Les perceptions et représentations contemporaines de la révolution russe ont évolué. Ainsi, du règne de Pierre le Grand jusqu’en 1917, la question des relations avec l’Europe était au centre de la diplomatie et de l’interrogation identitaire russe. C’est ce que Marie-Pierre Rey met en relief à travers son analyse des relations entre la Russie et l’Europe occidentale après Octobre 1917 en distinguant trois périodes. D’abord l’établissement et la consolidation de l’État soviétique jusqu’à la mort de Staline. Ensuite, la mondialisation de la puissance soviétique jusqu’au milieu des années 1980. Enfin, l’ère Gorbatchev et le projet de maison commune européenne. La crise entre l’Ukraine et la Russie s’explique, ainsi, par les maladresses et ambitions de l’Union européenne et des États-Unis dans leur désir de rattacher exclusivement toute l’Europe centrale et orientale jusqu’aux frontières de la Russie au centre décisionnel de l’Europe de l’ouest. C’était là revenir sur le fait que ces régions sont une zone d’influence de la Russie depuis de nombreux siècles.
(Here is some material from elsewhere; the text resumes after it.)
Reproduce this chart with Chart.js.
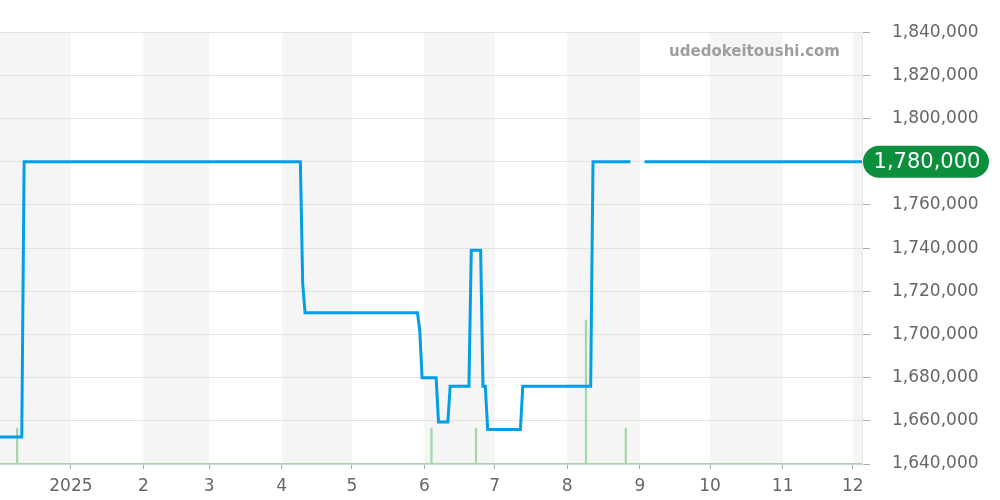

L’URSS n’était pas un État comme les autres. C’était à la fois un Parti-État universaliste et un État-continent eurasien. Sa dénomination suffit à en témoigner : « Empire russe », « urss », « Fédération de Russie » comme le souligne Pascal Marchand à travers une vision géopolitique et l’étude du positionnement de la Russie sur l’échiquier mondial. Enfin, la dernière partie de l’ouvrage offre, avec Lucien Samir Oulahbib, une réflexion sur le renouveau de l’influence du communisme russe en France durant la période structuraliste (1960) et ses répercussions actuelles.
Facile à lire, l’ouvrage présente le grand avantage d’être complet et didactique. Il séduira, ainsi, un large public autour d’un sujet qui embrasse l’ensemble du champ des sciences sociales.